In all the Dickens novels can be seen, so to speak, the original thing that they were before they were novels. The same may be observed, for the matter of that, in the great novels of most of the great modern novelists. For example, Sir Walter Scott wrote poetical romances before he wrote prose romances. Hence it follows that, with all their much greater merit, his novels may still be described as poetical romances in prose. While adding a new and powerful element of popular humours and observation, Scott still retains a certain purely poetical right--a right to make his heroes and outlaws and great kings speak at the great moments with a rhetoric so rhythmical that it partakes of the nature of song, the same quite metrical rhetoric which is used in the metrical speeches of Marmion or Roderick Dhu. In the same way, although _Don Quixote_ is a modern novel in its irony and subtlety, we can see that it comes from the old long romances of chivalry. In the same way, although _Clarissa_ is a modern novel in its intimacy and
actuality, we can see that it comes from the old polite letter-writing and polite essays of the period of the _Spectator_. Any one can see that Scott formed in _The Lay of the Last Minstrel_ the style that he applied again and again afterwards, like the reappearances of a star taking leave of the stage. All his other romances were positively last appearances of the positively last Minstrel. Any one can see that Thackeray formed in fragmentary satires like _The Book of Snobs_ or _The Yellowplush Papers_ the style, the rather fragmentary style, in which he was to write _Vanity Fair_. In most modern cases, in short (until very lately, at any rate), the novel is an enormous outgrowth from something that was not a novel. And in Dickens this is very important. All his novels are outgrowths of the original notion of taking notes, splendid and inspired notes, of what happens in the street.

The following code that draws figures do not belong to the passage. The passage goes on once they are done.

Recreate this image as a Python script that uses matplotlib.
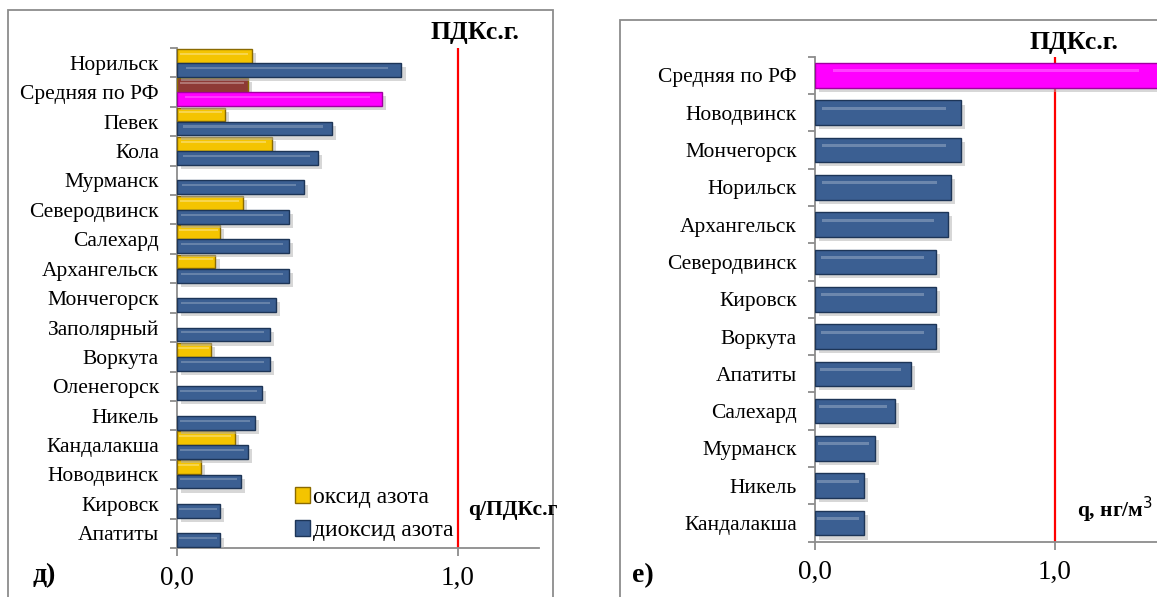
import numpy as np
import matplotlib.pyplot as plt
import matplotlib.patheffects as pe
from matplotlib.patches import Rectangle, Patch

plt.rcParams['font.family'] = ['Liberation Serif', 'DejaVu Serif']

# panel д) - NO / NO2, q/ПДКс.г (top to bottom)
cities_d = ['Норильск', 'Средняя по РФ', 'Певек', 'Кола', 'Мурманск', 'Северодвинск',
            'Салехард', 'Архангельск', 'Мончегорск', 'Заполярный', 'Воркута',
            'Оленегорск', 'Никель', 'Кандалакша', 'Новодвинск', 'Кировск', 'Апатиты']
no2_d = [0.80, 0.73, 0.553, 0.503, 0.452, 0.40, 0.40, 0.40, 0.353, 0.33, 0.33,
         0.304, 0.278, 0.253, 0.227, 0.153, 0.153]
no_d = [0.268, 0.254, 0.17, 0.338, np.nan, 0.235, 0.154, 0.137, np.nan, np.nan, 0.12,
        np.nan, np.nan, 0.205, 0.085, np.nan, np.nan]

# panel е) - q, нг/м3 relative to ПДК (top to bottom)
cities_e = ['Средняя по РФ', 'Новодвинск', 'Мончегорск', 'Норильск', 'Архангельск',
            'Северодвинск', 'Кировск', 'Воркута', 'Апатиты', 'Салехард', 'Мурманск',
            'Никель', 'Кандалакша']
vals_e = [1.50, 0.607, 0.607, 0.565, 0.553, 0.503, 0.503, 0.503, 0.40, 0.334, 0.25,
          0.203, 0.203]

BLUE = '#3b5f92'
BLUE_EDGE = '#1d3557'
YELLOW = '#f4c400'
YELLOW_EDGE = '#8a6a00'
BROWN = '#8e3a36'
MAGENTA = '#ff00ff'
GRAY = '#8c8c8c'

shadow = [pe.SimplePatchShadow(offset=(3, -3), shadow_rgbFace='#b0b0b0', alpha=0.5), pe.Normal()]

fig = plt.figure(figsize=(11.57, 5.97), dpi=100)

# outer frames of the two panels
fig.add_artist(Rectangle((8 / 1157, -0.1), (553 - 8) / 1157, (597 - 10) / 597 + 0.1,
                         transform=fig.transFigure, fill=False, edgecolor=GRAY, lw=1.3))
fig.add_artist(Rectangle((620 / 1157, -0.1), 0.6, (597 - 20) / 597 + 0.1,
                         transform=fig.transFigure, fill=False, edgecolor=GRAY, lw=1.3))


def style_axis(ax, labels, xmax):
    n = len(labels)
    ax.set_ylim(n - 0.5, -0.5)
    ax.set_xlim(0, xmax)
    for s in ['top', 'right']:
        ax.spines[s].set_visible(False)
    for s in ['left', 'bottom']:
        ax.spines[s].set_color(GRAY)
        ax.spines[s].set_linewidth(1.3)
    ax.set_yticks(np.arange(n))
    ax.set_yticklabels(labels, fontsize=15.5)
    ax.set_yticks(np.arange(n + 1) - 0.5, minor=True)
    ax.tick_params(axis='y', which='major', length=0, pad=13)
    ax.tick_params(axis='y', which='minor', length=5, color=GRAY, width=1.3)
    ax.set_xticks([0, 1])
    ax.set_xticklabels(['0,0', '1,0'], fontsize=19.5)
    ax.tick_params(axis='x', length=6, color=GRAY, width=1.3, pad=7)
    ax.axvline(1.0, color='red', lw=1.6, zorder=1)


# ---------- д) ----------
ax1 = fig.add_axes([177 / 1157, (597 - 548) / 597, (539 - 177) / 1157, 500 / 597])
y1 = np.arange(len(cities_d))
h = 0.47
no2_colors = [MAGENTA if c == 'Средняя по РФ' else BLUE for c in cities_d]
no2_edges = ['#a000a0' if c == 'Средняя по РФ' else BLUE_EDGE for c in cities_d]
no_colors = [BROWN if c == 'Средняя по РФ' else YELLOW for c in cities_d]
b_no = ax1.barh(y1 - 0.24, no_d, height=h, color=no_colors, edgecolor=YELLOW_EDGE,
                lw=1, zorder=3, label='оксид азота')
b_no2 = ax1.barh(y1 + 0.24, no2_d, height=h, color=no2_colors, edgecolor=no2_edges,
                 lw=1, zorder=3, label='диоксид азота')
for b in list(b_no) + list(b_no2):
    b.set_path_effects(shadow)
# glossy highlight
ax1.barh(y1 + 0.17, np.array(no2_d) * 0.9, left=np.array(no2_d) * 0.04, height=0.07,
         color='white', alpha=0.22, lw=0, zorder=4)
ax1.barh(y1 - 0.31, np.array(no_d) * 0.9, left=np.array(no_d) * 0.04, height=0.07,
         color='white', alpha=0.3, lw=0, zorder=4)
style_axis(ax1, cities_d, 1.29)

ax1.legend(handles=[Patch(facecolor=YELLOW, edgecolor=YELLOW_EDGE, label='оксид азота'),
                    Patch(facecolor=BLUE, edgecolor=BLUE_EDGE, label='диоксид азота')],
           loc='center left', bbox_to_anchor=(283 / 1157, (597 - 514) / 597),
           bbox_transform=fig.transFigure, frameon=False, fontsize=17,
           handlelength=0.65, handleheight=0.7, handletextpad=0.1, labelspacing=0.5,
           borderpad=0)

fig.text(475 / 1157, 1 - 32 / 597, 'ПДКс.г.', fontsize=18.5, fontweight='bold',
         ha='center', va='center')
fig.text(513 / 1157, 1 - 510 / 597, 'q/ПДКс.г', fontsize=15.5, fontweight='bold',
         ha='center', va='center')
fig.text(44 / 1157, 1 - 576 / 597, 'д)', fontsize=20, fontweight='bold',
         ha='center', va='center')

# ---------- е) ----------
ax2 = fig.add_axes([815 / 1157, (597 - 541.7) / 597, 1.6 * 240 / 1157, 485 / 597])
y2 = np.arange(len(cities_e))
e_colors = [MAGENTA if c == 'Средняя по РФ' else BLUE for c in cities_e]
e_edges = ['#a000a0' if c == 'Средняя по РФ' else BLUE_EDGE for c in cities_e]
b_e = ax2.barh(y2, vals_e, height=0.66, color=e_colors, edgecolor=e_edges, lw=1, zorder=3)
for b in b_e:
    b.set_path_effects(shadow)
ax2.barh(y2 - 0.12, np.array(vals_e) * 0.85, left=np.array(vals_e) * 0.05, height=0.08,
         color='white', alpha=0.25, lw=0, zorder=4)
style_axis(ax2, cities_e, 1.6)

fig.text(1074 / 1157, 1 - 43 / 597, 'ПДКс.г.', fontsize=18.5, fontweight='bold',
         ha='center', va='center')
fig.text(1077 / 1157, 1 - 510 / 597, 'q, нг/м$^3$', fontsize=15.5, fontweight='bold',
         ha='left', va='center')
fig.text(643 / 1157, 1 - 576 / 597, 'е)', fontsize=20, fontweight='bold',
         ha='center', va='center')

fig.savefig('out.png', dpi=100)
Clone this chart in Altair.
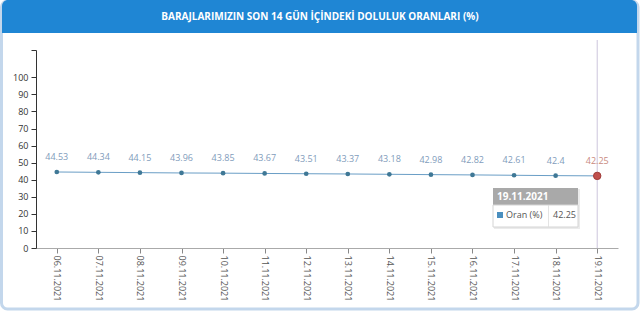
import altair as alt
import pandas as pd

dates = ["06.11.2021", "07.11.2021", "08.11.2021", "09.11.2021", "10.11.2021",
         "11.11.2021", "12.11.2021", "13.11.2021", "14.11.2021", "15.11.2021",
         "16.11.2021", "17.11.2021", "18.11.2021", "19.11.2021"]
values = [44.53, 44.34, 44.15, 43.96, 43.85, 43.67, 43.51, 43.37, 43.18, 42.98,
          42.82, 42.61, 42.4, 42.25]
y_ticks = [0, 10, 20, 30, 40, 50, 60, 70, 80, 90, 100, 116]
title_text = "BARAJLARIMIZIN SON 14 GÜN İÇİNDEKİ DOLULUK ORANLARI (%)"
series_name = "Oran (%)"

FONT = "Open Sans"
df = pd.DataFrame({"date": dates, "value": values,
                   "last": [i == len(dates) - 1 for i in range(len(dates))]})
last_df = df[df["last"]]
one = alt.Data(values=[{}])

# plot origin at absolute (36, 50); offsets below are relative to it
OX, OY = 36, 50

x_enc = alt.X("date:O", sort=dates,
              scale=alt.Scale(type="point", padding=0.5),
              axis=alt.Axis(title=None, labelAngle=90, labelAlign="left",
                            labelBaseline="middle", labelFontSize=9,
                            labelColor="#555555", labelFont=FONT,
                            domainColor="#aaaaaa", tickColor="#888888",
                            tickSize=5, labelPadding=2, grid=False, zindex=1))
y_enc = alt.Y("value:Q", scale=alt.Scale(domain=[0, 116], nice=False),
              axis=alt.Axis(title=None, values=y_ticks,
                            labelExpr="datum.value > 100 ? '' : datum.label",
                            labelFontSize=9, labelColor="#333333", labelFont=FONT,
                            domainColor="#333333", tickColor="#333333",
                            tickSize=5, labelPadding=3, grid=False, zindex=1))

def rect(x1, y1, x2, y2, **kw):
    return alt.Chart(one).mark_rect(**kw).encode(
        x=alt.value(x1 - OX), x2=alt.value(x2 - OX),
        y=alt.value(y1 - OY), y2=alt.value(y2 - OY))

def text(x, y, t, **kw):
    return alt.Chart(one).mark_text(**kw).encode(
        x=alt.value(x - OX), y=alt.value(y - OY), text=alt.value(t))

card = rect(1.5, 1, 638, 309, fill="white", stroke="#c3d7ec", strokeWidth=3,
            cornerRadius=6)
header = rect(2, 0, 637, 33, fill="#1f86d4", cornerRadius=6)
header_fix = rect(2, 16, 637, 33, fill="#1f86d4")
header_text = text(320, 17, title_text, color="white", font=FONT, fontSize=10,
                   fontWeight="bold", align="center", baseline="middle")

crosshair = alt.Chart(last_df).mark_rule(color="#cdc6dc", strokeWidth=1).encode(
    x=x_enc, y=alt.value(40 - OY), y2=alt.value(248 - OY))

line = alt.Chart(df).mark_line(color="#6a9ec6", strokeWidth=1).encode(x=x_enc, y=y_enc)
points = alt.Chart(df[~df["last"]]).mark_point(
    filled=True, size=22, color="#3f7896", opacity=1).encode(x=x_enc, y=y_enc)
last_pt = alt.Chart(last_df).mark_point(
    filled=True, size=55, color="#c0504d", stroke="#9e3a38", strokeWidth=1,
    opacity=1).encode(x=x_enc, y=y_enc)
labels = alt.Chart(df[~df["last"]]).mark_text(
    dy=-15, fontSize=9, font=FONT, color="#7f9cbb").encode(
    x=x_enc, y=y_enc, text=alt.Text("value:Q"))
last_label = alt.Chart(last_df).mark_text(
    dy=-15, fontSize=9, font=FONT, color="#c98a80").encode(
    x=x_enc, y=y_enc, text=alt.Text("value:Q"))

# tooltip box
tip_shadow = rect(494, 189, 580, 229, fill="#000000", opacity=0.08)
tip_head = rect(493, 188, 578, 205, fill="#a9a9a9")
tip_body = rect(493, 205, 578, 227, fill="white", stroke="#d4d4d4", strokeWidth=1)
tip_div = rect(548, 205, 548.8, 227, fill="#dddddd")
tip_marker = rect(497, 212, 503, 218, fill="#4a8fbf")
tip_date = text(497, 197, dates[-1], color="white", font=FONT, fontSize=10,
                fontWeight="bold", align="left", baseline="middle")
tip_name = text(506, 215, series_name, color="#555555", font=FONT, fontSize=9,
                align="left", baseline="middle")
tip_val = text(553, 215, str(values[-1]), color="#555555", font=FONT, fontSize=9,
               align="left", baseline="middle")

chart = alt.layer(
    card, header, header_fix, header_text,
    crosshair, line, points, last_pt, labels, last_label,
    tip_shadow, tip_head, tip_body, tip_div, tip_marker, tip_date, tip_name, tip_val,
).properties(
    width=582, height=198,
    autosize=alt.AutoSizeParams(type="none"),
    padding={"left": OX, "top": OY, "right": 22, "bottom": 65},
    background="white",
).configure_view(stroke=None)

chart.save("out.html", embed_options={"renderer": "svg", "actions": False})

Those in the modern world who cannot reconcile themselves to his method--those who feel that there is about his books something intolerably clumsy or superficial--have either no natural taste for strong literature at all, or else have fallen into their error by too persistently regarding Dickens as a modern novelist and expecting all his books to be modern novels. Dickens did not know at what exact point he really turned into a novelist. Nor do we. Dickens did not know, in his deepest soul, whether he ever really did turn into a novelist. Nor do we. The novel being a modern product is one of the few things to which we really can apply that disgusting method of thought--the method of evolution. But even in evolution there are great gaps, there are great breaks, there are great crises. I have said that the first of these breaks in Dickens may be placed at the point when he wrote _Nicholas Nickleby_. This was his first serious decision to be a novelist in any sense at all, to be anything except a maker of momentary farces. The second break, and that a far more important break, is in _Dombey and Son_. This marks his final resolution to be a novelist and nothing else, to be a serious constructor of fiction in the serious sense. Before _Dombey and Son_ even his pathos had been really frivolous. After _Dombey and Son_ even his absurdity was intentional and grave.